LADRI E BRIGANTI

Molte fiabe sui ladri e sulle loro avventure consistono di un motivo o di un episodio singolo. Questi episodi, però, il più delle volte formano parte di più lunghe fiabe complesse.

Una di queste fiabe complesse riguardanti i ladri ha una storia molto lunga. È stato nel quinto secolo a. C. che Erodoto ha raccontato la fiaba del Tesoro di Rampsinito (Tipo 950 nella classificazione di Aarne – Thompson), ed è probabile che parti di essa fossero note in Grecia prima di tale epoca; ma è certo che tutte le versioni successive si rifecero a quella di Erodoto. Troviamo questa fiaba non soltanto nelle raccolte letterarie del Medioevo e del Rinascimento europeo, ma anche negli scritti buddisti del principio dell’era cristiana e nella raccolta indiana Kathasaritsagara (L’oceano dei fiumi di novelle), che risale alla fine dell’XI secolo.

Erodoto ci racconta la storia con dovizia di particolari, e i cambiamenti che essa subì nei duemilaquattrocento anni che seguirono si riducono a rielaborazioni di minor conto: l’architetto del tesoro del re ha lasciato smosso un blocco di pietra, noto a lui solo, dell’edificio, e in punto di morte ne confida l’ubicazione ai due figli, affinché possano entrare quando vogliono nel tesoro. In certe versioni più moderne, è l’architetto stesso che va a rubare nel tesoro. A volte la presenza del ladro nel tesoro è denunciata dal fumo del fuoco di paglia che sfugge per l’apertura segreta. Comunque sia, il ladro è preso in trappola. Affinché non si venga a conoscere la sua identità e il fratello possa andare avanti a rubare, il ladro chiede a questi di tagliargli la testa e di lasciare a terra il suo corpo privo di testa. Nel disperato tentativo di identificare il ladro, il re fa trasportare per le strade della città il corpo decapitato, sperando che qualcuno, riconoscendolo, gli si avvicini per piangerlo. Sebbene il fratello abbia avvisato la famiglia, la madre freme di riavere il corpo del figlio. Allora, secondo il racconto di Erodoto, il fratello riesce a rubare anche il corpo decapitato, facendo abilmente ubriacare le guardie, oppure indossando la stessa variopinta divisa delle guardie e facendosi passare per una di esse. Anche l’ultimo tentativo che il re compie per catturare il ladro vivo e identificare quello morto non ha successo. Il re manda la figlia in un bordello, dove tutti gli uomini possono accedere a lei. Essa chiede a ciascuno di raccontare la più pericolosa impresa compiuta. Se riuscirà a individuare il ladro, lo marcherà con un segno nero. Ma il ladro segna di nero tutti i cavalieri e lo stesso re, riuscendo a non farsi scoprire. Erodoto racconta le cose un po’ diversamente. Se scoprirà il ladro, la principessa gli terrà forte la mano. Venuto a conoscenza di ciò, il ladro porta con sé la mano di un morto, mano che rimane stretta fra quelle della figlia del re, mentre egli scappa. Altre versioni ricorrono a un bambino per scoprire il ladro. Al ladro, il bambino consegnerà un coltello. Ma, al momento giusto, il ladro scambia con lui un giocattolo e così riesce a non farsi scoprire. Alla fine il ladro ottiene sempre in premio la figlia del re.

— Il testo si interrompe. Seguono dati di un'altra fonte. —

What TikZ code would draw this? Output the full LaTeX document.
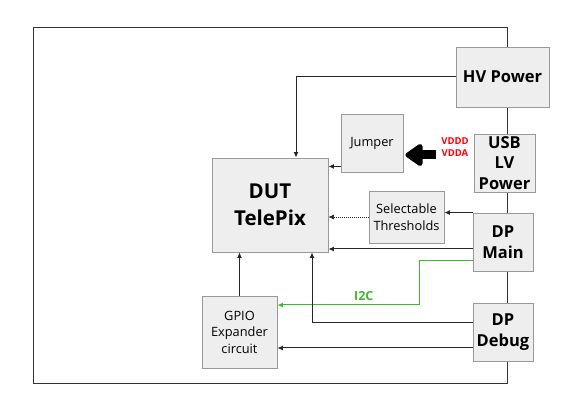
\documentclass[tikz,border=0pt]{standalone}
\usepackage{fontspec}
\setmainfont{Open Sans}
\usetikzlibrary{arrows.meta}

\definecolor{boxfill}{HTML}{EEEEEE}
\definecolor{boxline}{HTML}{999999}
\definecolor{i2cgreen}{HTML}{3DBA2C}

\begin{document}
\begin{tikzpicture}[
  x=1pt, y=-1pt,
  every node/.style={align=center, inner sep=0pt},
  block/.style={draw=boxline, fill=boxfill, line width=0.9pt},
  bigblock/.style={block, font=\fontsize{16.5}{20.5}\selectfont\bfseries},
  smallblock/.style={block, font=\fontsize{12.8}{16.5}\selectfont},
  arr/.style={-{Latex[length=5.5pt,width=5pt]}, line width=1pt, draw=black!85},
  dotarr/.style={arr, densely dotted, line width=0.7pt},
  i2c/.style={arr, draw=i2cgreen, line width=1pt},
  power/.style={line width=9pt, line join=round, -{Triangle[round, length=19pt, width=25pt]}}
]
\useasboundingbox (0,0) rectangle (581,411);

% frame of the setup
\draw[draw=black!80, line width=0.8pt] (33,27) rectangle (507,383);

\node[bigblock, minimum width=93pt, minimum height=60pt] (hv) at (502.5,77) {HV Power};
\node[smallblock, minimum width=62pt, minimum height=58pt] (jumper) at (372,143) {Jumper};
\node[bigblock, minimum width=61pt, minimum height=58pt] (usb) at (504.5,163) {USB\\LV\\Power};
\node[block, minimum width=116pt, minimum height=94pt, font=\fontsize{20.5}{27}\selectfont\bfseries] (dut) at (270,205) {DUT\\TelePix};
\node[smallblock, minimum width=75pt, minimum height=52pt] (sel) at (406.5,217) {Selectable\\Thresholds};
\node[bigblock, minimum width=60pt, minimum height=58pt] (dpmain) at (503,242) {DP\\Main};
\node[bigblock, minimum width=60pt, minimum height=58pt] (dpdebug) at (503,332) {DP\\Debug};
\node[smallblock, minimum width=75pt, minimum height=72pt] (gpio) at (239.5,332) {GPIO\\Expander\\circuit};

\node[text=red, font=\fontsize{9.5}{12}\selectfont\bfseries] (vlabel) at (455,147) {VDDD\\VDDA};
\coordinate (vin) at (436,155);

% connections
\draw[arr] (hv.west) -| ([xshift=26pt]dut.north);
\draw[arr] ([yshift=6pt]jumper.south west) coordinate (j) -- (j -| dut.east);
\draw[power] (vin) -- ([xshift=2pt]vin -| jumper.east);
\draw[dotarr] (sel.west) -- (sel.west -| dut.east);
\draw[arr] (dpmain.north west) -- (dpmain.north west -| sel.east);
\draw[arr] ([yshift=-7pt]dpmain.west) coordinate (m) -- (m -| dut.east);
\coordinate (i2cturn) at (419,305);
\draw[i2c] ([yshift=-19pt]dpmain.west) -| (i2cturn) -- (i2cturn -| gpio.east)
  node[pos=0.39, above=3.5pt, text=i2cgreen, font=\fontsize{12.5}{14}\selectfont\bfseries] (i2clabel) {I2C};
\draw[arr] ([yshift=9pt]dpdebug.west) -| ([xshift=42pt]dut.south);
\draw[arr] ([yshift=-16pt]dpdebug.west) coordinate (d) -- (d -| gpio.east);
\draw[arr] (gpio.north) -- (gpio.north |- dut.south);
\end{tikzpicture}
\end{document}
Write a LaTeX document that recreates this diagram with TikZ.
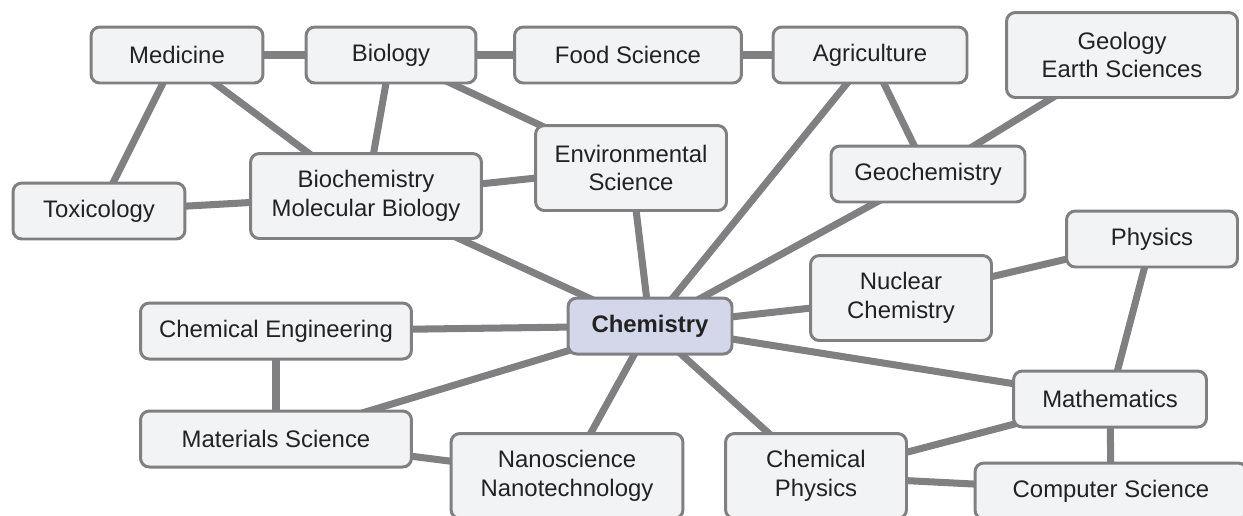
\documentclass[tikz,border=0pt]{standalone}
\usepackage{fontspec}
\setmainfont{Liberation Sans}
\usetikzlibrary{backgrounds}
\definecolor{edgegray}{RGB}{128,128,130}
\definecolor{boxfill}{RGB}{242,243,245}
\definecolor{corefill}{RGB}{212,214,234}
\definecolor{txt}{RGB}{34,34,34}
\begin{document}
\begin{tikzpicture}[x=0.02cm, y=-0.02cm,
  every node/.style={draw=edgegray, line width=1.7pt, rounded corners=5pt, fill=boxfill,
    text=txt, align=center, inner sep=0pt, minimum height=1.12cm,
    font=\fontsize{13.6}{16.4}\selectfont},
  twoline/.style={minimum height=1.7cm},
  link/.style={draw=edgegray, line width=4pt}]
\useasboundingbox (0,0) rectangle (1243,515);
\node[minimum width=3.44cm] (med) at (177,55) {Medicine};
\node[minimum width=3.40cm] (bio) at (391,55) {Biology};
\node[minimum width=4.54cm] (food) at (628,55) {Food Science};
\node[minimum width=3.88cm] (agri) at (870,55) {Agriculture};
\node[minimum width=4.62cm, twoline] (geo) at (1122,55) {Geology\\Earth Sciences};
\node[minimum width=3.82cm, twoline] (env) at (631,168) {Environmental\\Science};
\node[minimum width=3.88cm] (geochem) at (928,174) {Geochemistry};
\node[minimum width=3.44cm] (tox) at (99,211) {Toxicology};
\node[minimum width=4.62cm, twoline] (biochem) at (366,196) {Biochemistry\\Molecular Biology};
\node[minimum width=3.42cm] (phys) at (1152,239) {Physics};
\node[minimum width=3.62cm, twoline] (nuc) at (901,298) {Nuclear\\Chemistry};
\node[minimum width=3.28cm, fill=corefill, font=\fontsize{13.6}{16.4}\selectfont\bfseries] (chem) at (650,326) {Chemistry};
\node[minimum width=5.42cm] (chemeng) at (276,331) {Chemical Engineering};
\node[minimum width=3.86cm] (math) at (1110,399) {Mathematics};
\node[minimum width=5.42cm] (mat) at (276,439) {Materials Science};
\node[minimum width=4.64cm, twoline] (nano) at (567,476) {Nanoscience\\Nanotechnology};
\node[minimum width=3.62cm, twoline] (chemphys) at (816,476) {Chemical\\Physics};
\node[minimum width=5.44cm] (comp) at (1111,491) {Computer Science};
\begin{pgfonlayer}{background}
\draw[link] (med.center) -- (bio.center);
\draw[link] (bio.center) -- (food.center);
\draw[link] (food.center) -- (agri.center);
\draw[link] (med.center) -- (tox.center);
\draw[link] (med.center) -- (biochem.center);
\draw[link] (bio.center) -- (biochem.center);
\draw[link] (bio.center) -- (env.center);
\draw[link] (tox.center) -- (biochem.center);
\draw[link] (biochem.center) -- (env.center);
\draw[link] (biochem.center) -- (chem.center);
\draw[link] (env.center) -- (chem.center);
\draw[link] (agri.center) -- (chem.center);
\draw[link] (agri.center) -- (geochem.center);
\draw[link] (geo.center) -- (geochem.center);
\draw[link] (geochem.center) -- (chem.center);
\draw[link] (nuc.center) -- (chem.center);
\draw[link] (nuc.center) -- (phys.center);
\draw[link] (phys.center) -- (math.center);
\draw[link] (chem.center) -- (math.center);
\draw[link] (chem.center) -- (chemeng.center);
\draw[link] (chemeng.center) -- (mat.center);
\draw[link] (chem.center) -- (mat.center);
\draw[link] (mat.center) -- (nano.center);
\draw[link] (chem.center) -- (nano.center);
\draw[link] (chem.center) -- (chemphys.center);
\draw[link] (chemphys.center) -- (math.center);
\draw[link] (chemphys.center) -- (comp.center);
\draw[link] (math.center) -- (comp.center);
\end{pgfonlayer}
\end{tikzpicture}
\end{document}
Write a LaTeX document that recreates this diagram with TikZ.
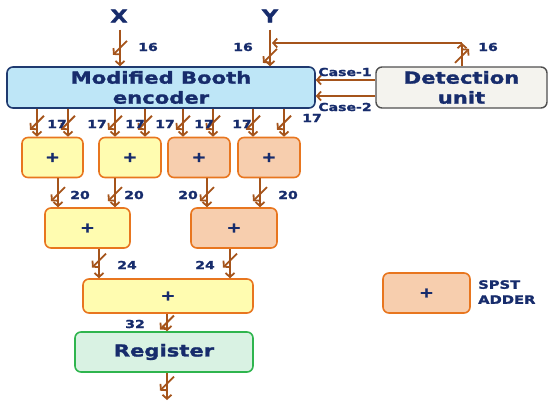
\documentclass[tikz,border=0pt]{standalone}
\usepackage{fontspec}
\setmainfont{DejaVu Sans}
\newfontfamily\bfont{DejaVu Sans Bold}[FakeStretch=1.28,FakeBold=1.6]
\usetikzlibrary{arrows.meta,decorations.markings}
\definecolor{navy}{HTML}{172C6C}
\definecolor{wirec}{HTML}{A5541B}
\definecolor{encfill}{HTML}{BEE6F7}
\definecolor{encdraw}{HTML}{1F3A70}
\definecolor{detfill}{HTML}{F4F3EE}
\definecolor{detdraw}{HTML}{505050}
\definecolor{yel}{HTML}{FFFCB0}
\definecolor{peach}{HTML}{F7CEAE}
\definecolor{orng}{HTML}{E8761F}
\definecolor{regfill}{HTML}{D9F2E3}
\definecolor{regdraw}{HTML}{2FB54E}
\tikzset{
  wire/.style={draw=wirec, line width=1.8pt, -{Straight Barb[length=4pt,width=9pt]}},
  busmark/.style={postaction=decorate, decoration={markings,
     mark=at position #1 with {\draw[draw=wirec,line width=1.8pt] (-7pt,7pt)--(7pt,-7pt);}}},
  busmark/.default=0.5,
  big/.style={text=navy, font=\bfont\fontsize{16.5}{20}\selectfont, align=center},
  lbl/.style={text=navy, font=\bfont\fontsize{11}{12}\selectfont, inner sep=0pt},
  addbox/.style={draw=orng, line width=1.6pt, rounded corners=6pt, text=navy,
     font=\bfont\fontsize{14}{16}\selectfont, inner sep=0pt},
  yadd/.style={addbox, fill=yel},
  padd/.style={addbox, fill=peach},
}
\begin{document}
\begin{tikzpicture}[x=1pt,y=-1pt]
\useasboundingbox (0,0) rectangle (549,407);
% top labels
\node[big, inner sep=0pt, font=\bfont\fontsize{17.5}{20}\selectfont] (X) at (119,16) {X};
\node[big, inner sep=0pt, font=\bfont\fontsize{17.5}{20}\selectfont] (Y) at (270,16) {Y};
% encoder & detection
\node[big, draw=encdraw, fill=encfill, line width=1.6pt, rounded corners=6pt,
  minimum width=308pt, minimum height=41pt, inner sep=0pt] (enc) at (161,87.5)
  {Modified Booth\\encoder};
\node[big, draw=detdraw, fill=detfill, line width=1.4pt, rounded corners=6pt,
  minimum width=171pt, minimum height=41pt, inner sep=0pt] (det) at (461.5,87.5)
  {Detection\\unit};
% inputs
\draw[wire, busmark=0.5] ([yshift=-7pt]X.south -| 120,0) -- (enc.north -| 120,0);
\draw[wire, busmark=0.72] ([yshift=-7pt]Y.south) -- (enc.north -| Y.south);
\node[lbl] at (148,47) {16};
\node[lbl] at (243,47) {16};
% feedback
\coordinate (fb) at (462,43);
\draw[wire, busmark=0.45] (det.north -| fb) -- (fb);
\draw[wire] (fb) -- (fb -| 272,0);
\node[lbl] at (488,47) {16};
% case arrows
\draw[wire] (det.west |- 0,80) -- (enc.east |- 0,80);
\draw[wire] (det.west |- 0,96) -- (enc.east |- 0,96);
\node[lbl] at (345,72) {Case-1};
\node[lbl] at (345,107) {Case-2};
% level 1 adders
\node[yadd, minimum width=61pt, minimum height=40pt] (b1) at (52.5,157.5) {+};
\node[yadd, minimum width=62pt, minimum height=40pt] (b2) at (130,157.5) {+};
\node[padd, minimum width=62pt, minimum height=40pt] (b3) at (199,157.5) {+};
\node[padd, minimum width=62pt, minimum height=40pt] (b4) at (269,157.5) {+};
\foreach \xx/\bb in {37/b1,68/b1,115/b2,145/b2,183/b3,213/b3,253/b4,284/b4}
  \draw[wire, busmark=0.5] (enc.south -| \xx,0) -- (\bb.north -| \xx,0);
\foreach \xx/\yy in {57/124,97/124,135/124,165/124,204/124,242/124,312/118}
  \node[lbl] at (\xx,\yy) {17};
% level 2 adders
\node[yadd, minimum width=85pt, minimum height=40pt] (b5) at (87.5,228) {+};
\node[padd, minimum width=86pt, minimum height=40pt] (b6) at (234,228) {+};
\draw[wire, busmark=0.55] (b1.south -| 58,0) -- (b5.north -| 58,0);
\draw[wire, busmark=0.55] (b2.south -| 115,0) -- (b5.north -| 115,0);
\draw[wire, busmark=0.55] (b3.south -| 207,0) -- (b6.north -| 207,0);
\draw[wire, busmark=0.55] (b4.south -| 260,0) -- (b6.north -| 260,0);
\node[lbl] at (80,195) {20};
\node[lbl] at (134,195) {20};
\node[lbl] at (188,195) {20};
\node[lbl] at (288,195) {20};
% final adder
\node[yadd, minimum width=170pt, minimum height=34pt] (b7) at (168,296) {+};
\draw[wire, busmark=0.4] (b5.south -| 99,0) -- (b7.north -| 99,0);
\draw[wire, busmark=0.4] (b6.south -| 230,0) -- (b7.north -| 230,0);
\node[lbl] at (127,265) {24};
\node[lbl] at (205,265) {24};
% register
\node[big, draw=regdraw, fill=regfill, line width=1.6pt, rounded corners=6pt,
  minimum width=178pt, minimum height=40pt, inner sep=0pt] (reg) at (164,352) {Register};
\draw[wire, busmark=0.5] (b7.south -| 167,0) -- (reg.north -| 167,0);
\node[lbl] at (135,324) {32};
\coordinate (out) at (167,400);
\draw[wire, busmark=0.4] (reg.south -| out) -- (out);
% legend
\node[padd, minimum width=87pt, minimum height=40pt] (leg) at (426.5,293) {+};
\node[lbl, anchor=west, align=left, font=\bfont\fontsize{11.5}{15}\selectfont] (legt) at (478,292) {SPST\\ADDER};
\end{tikzpicture}
\end{document}
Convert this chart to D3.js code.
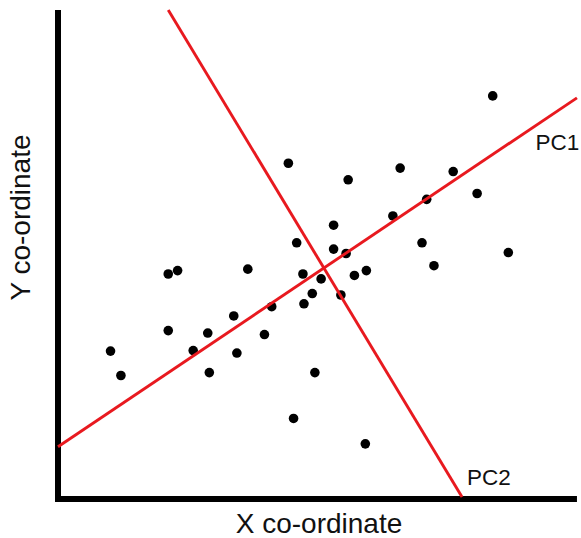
<!DOCTYPE html>
<html>
<head>
<meta charset="utf-8">
<script src="https://cdn.jsdelivr.net/npm/d3@7"></script>
<style>
  html, body { margin: 0; padding: 0; background: #fff; }
  svg { display: block; }
  text { font-family: "Liberation Sans", Arial, sans-serif; fill: #111; }
</style>
</head>
<body>
<svg id="chart" width="581" height="538"></svg>
<script>
// ---- data (arbitrary units, 0..10 on both axes) ----
const pointX = [1.01,1.21,2.12,2.30,2.12,2.60,2.88,2.91,3.38,3.44,3.65,3.97,4.11,4.43,4.59,4.71,4.73,4.89,5.06,4.94,4.53,5.30,5.30,5.44,5.54,5.58,5.70,5.93,5.91,6.44,6.58,7.00,7.09,7.23,7.60,8.06,8.36,8.66];
const pointY = [3.01,2.51,4.59,4.66,3.43,3.02,3.38,2.57,3.73,2.97,4.69,3.35,3.92,6.86,5.23,4.59,3.98,4.19,4.49,2.57,1.63,5.59,5.10,4.16,5.01,6.52,4.56,4.66,1.11,5.78,6.76,5.23,6.12,4.76,6.69,6.24,8.24,5.03];
const pcNames = ["PC1", "PC2"];
const pcStart = [[0.00, 1.05], [2.12, 10.00]];
const pcEnd   = [[9.98, 8.20], [7.77, 0.02]];
const axisTitles = ["X co-ordinate", "Y co-ordinate"];

// ---- layout ----
const svg = d3.select("#chart");
const x = d3.scaleLinear().domain([0, 10]).range([58, 578]);
const y = d3.scaleLinear().domain([0, 10]).range([498, 10]);

// axes (L shape, no ticks)
const axisPts = [[0, 10], [0, 0], [9.98, 0]];
svg.append("path")
  .attr("d", d3.line().x(d => x(d[0])).y(d => y(d[1]) + (d[1] === 0 ? 1 : 0))(axisPts))
  .attr("fill", "none")
  .attr("stroke", "#000")
  .attr("stroke-width", 6)
  .attr("stroke-linejoin", "miter");

// points
const pts = pointX.map((v, i) => ({ x: v, y: pointY[i] }));
svg.append("g").selectAll("circle").data(pts).join("circle")
  .attr("cx", d => x(d.x))
  .attr("cy", d => y(d.y))
  .attr("r", 4.8)
  .attr("fill", "#000");

// principal component lines
const pcs = pcNames.map((n, i) => ({ name: n, a: pcStart[i], b: pcEnd[i] }));
svg.append("g").selectAll("line").data(pcs).join("line")
  .attr("x1", d => x(d.a[0])).attr("y1", d => y(d.a[1]))
  .attr("x2", d => x(d.b[0])).attr("y2", d => y(d.b[1]))
  .attr("stroke", "#e8191f")
  .attr("stroke-width", 2.9);

// PC labels
svg.append("text").text(pcNames[0])
  .attr("x", 535.5).attr("y", 150).attr("font-size", 22.5);
svg.append("text").text(pcNames[1])
  .attr("x", 467).attr("y", 484.5).attr("font-size", 22.5);

// axis titles
svg.append("text").text(axisTitles[0])
  .attr("x", 319).attr("y", 533)
  .attr("text-anchor", "middle").attr("font-size", 28);
svg.append("text").text(axisTitles[1])
  .attr("transform", "translate(30,217.5) rotate(-90)")
  .attr("text-anchor", "middle").attr("font-size", 28);
</script>
</body>
</html>
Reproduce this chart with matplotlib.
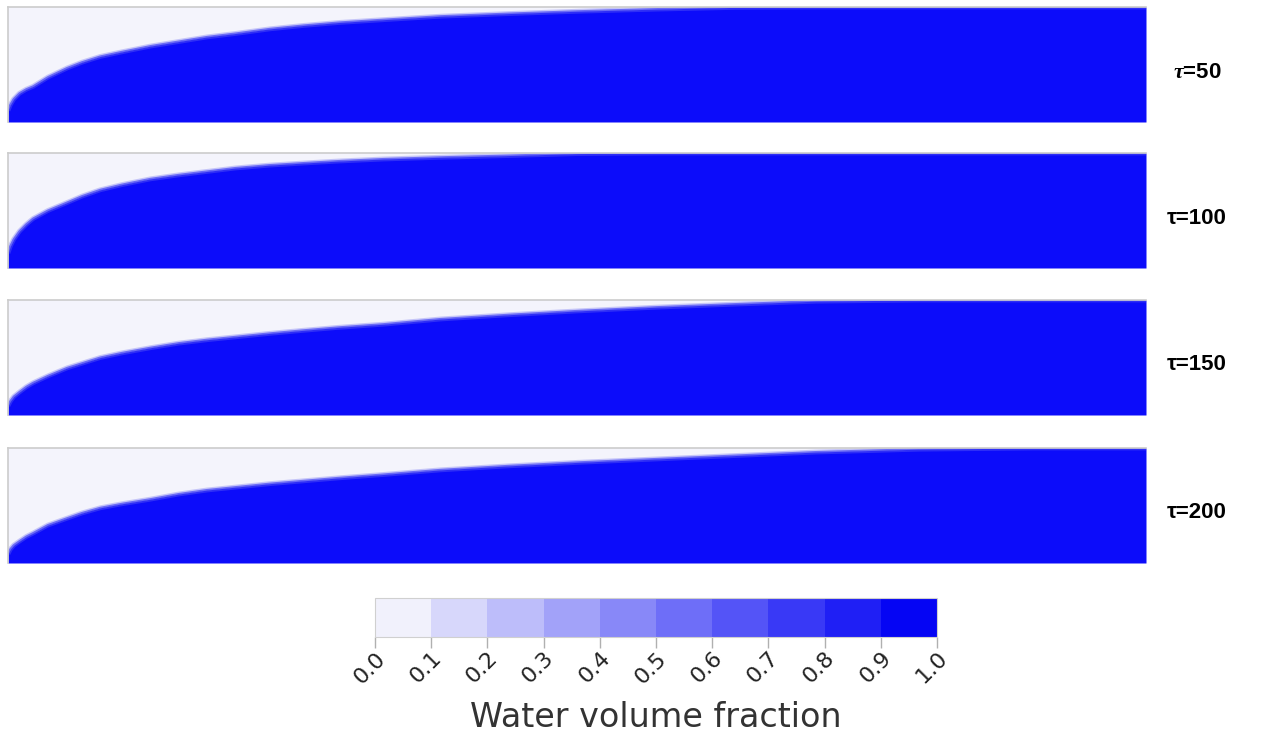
import numpy as np
import matplotlib.pyplot as plt
from matplotlib.colors import LinearSegmentedColormap, BoundaryNorm
from matplotlib.cm import ScalarMappable

plt.rcParams['mathtext.fontset'] = 'custom'
plt.rcParams['mathtext.it'] = 'Liberation Serif:italic:bold'

# position along the channel (0 = inlet wall, 1 = outlet)
length = [0, 0.002, 0.005, 0.01, 0.016, 0.022, 0.035, 0.052, 0.065, 0.081, 0.1,
          0.125, 0.15, 0.175, 0.2, 0.23, 0.26, 0.29, 0.33, 0.38, 0.44, 0.5,
          0.57, 0.64, 0.71, 0.8, 0.9, 1.0]

# height of the water front (fraction of channel height) for each time
front_50 = [0.10, 0.15, 0.20, 0.25, 0.285, 0.31, 0.39, 0.47, 0.52, 0.57, 0.61,
            0.66, 0.70, 0.74, 0.77, 0.81, 0.84, 0.865, 0.89, 0.92, 0.943, 0.963,
            0.982, 0.997, 1.0, 1.0, 1.0, 1.0]
front_100 = [0.13, 0.19, 0.25, 0.32, 0.38, 0.43, 0.50, 0.57, 0.625, 0.68, 0.725,
             0.775, 0.81, 0.84, 0.87, 0.895, 0.913, 0.93, 0.948, 0.963, 0.978, 0.995,
             1.0, 1.0, 1.0, 1.0, 1.0, 1.0]
front_150 = [0.08, 0.12, 0.16, 0.20, 0.245, 0.28, 0.34, 0.41, 0.45, 0.50, 0.54,
             0.585, 0.625, 0.655, 0.68, 0.71, 0.737, 0.762, 0.79, 0.835, 0.872, 0.905,
             0.938, 0.965, 0.99, 1.0, 1.0, 1.0]
front_200 = [0.08, 0.12, 0.155, 0.19, 0.23, 0.26, 0.33, 0.39, 0.435, 0.48, 0.515,
             0.555, 0.60, 0.635, 0.66, 0.69, 0.715, 0.74, 0.77, 0.81, 0.845, 0.875,
             0.905, 0.935, 0.965, 0.99, 1.0, 1.0]

labels = [r"$\tau$=50", "τ=100", "τ=150", "τ=200"]
fronts = [front_50, front_100, front_150, front_200]

levels = [0.0, 0.1, 0.2, 0.3, 0.4, 0.5, 0.6, 0.7, 0.8, 0.9, 1.0]

light = "#f4f4fc"
blue = "#0c0cfa"
cmap = LinearSegmentedColormap.from_list("water", ["#f1f1fc", "#0505f4"], N=10)

fig = plt.figure(figsize=(12.85, 7.43), dpi=100)

tops = [7, 153, 300, 448]
for top, front, lab in zip(tops, fronts, labels):
    ax = fig.add_axes([8 / 1285, 1 - (top + 115) / 743, 1138 / 1285, 115 / 743])
    ax.set_facecolor(light)
    ax.fill_between(length, 0, front, color=blue, lw=0)
    # soft edge of the front
    ax.plot(length, front, color="#7070f2", lw=3.5, alpha=0.35, solid_capstyle="butt")
    ax.plot(length, front, color="#3030f6", lw=1.5, alpha=0.6, solid_capstyle="butt")
    ax.set_xlim(0, 1)
    ax.set_ylim(0, 1)
    ax.set_xticks([])
    ax.set_yticks([])
    for s in ["right", "bottom"]:
        ax.spines[s].set_visible(False)
    for s in ["top", "left"]:
        ax.spines[s].set_color("#cccccc")
        ax.spines[s].set_linewidth(1.2)
    fig.text(1197 / 1285, 1 - (top + 65) / 743, lab, fontsize=16, fontweight="bold",
             family="Liberation Sans", ha="center", va="center")

cax = fig.add_axes([375 / 1285, 1 - 637 / 743, 562 / 1285, 39 / 743])
norm = BoundaryNorm(levels, cmap.N)
cb = fig.colorbar(ScalarMappable(norm=norm, cmap=cmap), cax=cax,
                  orientation="horizontal", ticks=levels)
cb.outline.set_edgecolor("#d0d0d0")
cb.ax.tick_params(length=8, color="#b0b0b0", width=1, pad=0)
cb.ax.set_xticklabels(["%.1f" % v for v in levels], rotation=45, ha="right",
                      rotation_mode="anchor", fontsize=16, color="#222222")
cb.set_label("Water volume fraction", fontsize=24, color="#333333", labelpad=10)

fig.savefig("out.png", dpi=100)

Questo è uno dei più straordinari esempi di stabilità della fiaba popolare. Attraverso le più tortuose vie, questa storia di Erodoto è entrata a far parte del repertorio non solo dei novellieri del Rinascimento, ma anche degli umili novellatori di Europa e Asia.

In questa fiaba, il narratore parteggia apertamente per il ladro contro il re. Ma vi è una versione, familiare alla letteratura dell’Europa settentrionale fin dal Rinascimento, ed entrata nella tradizione orale della Germania, dell’Ungheria e dei Paesi Baltici, in cui il re è l’alleato del ladro, con il quale va, travestito, a rapinare una banca. Ma il ladro non gli permette di prendere più di sei monete d’argento, facendogli notare che egli ha tanti ladri al suo servizio. In un’altra versione puramente baltica, La rapina della banca (Tipo 951 B), i ladri sono d’aiuto al re, scoprendo accidentalmente, mentre si arrampicano per entrare nella banca, un complotto contro di lui.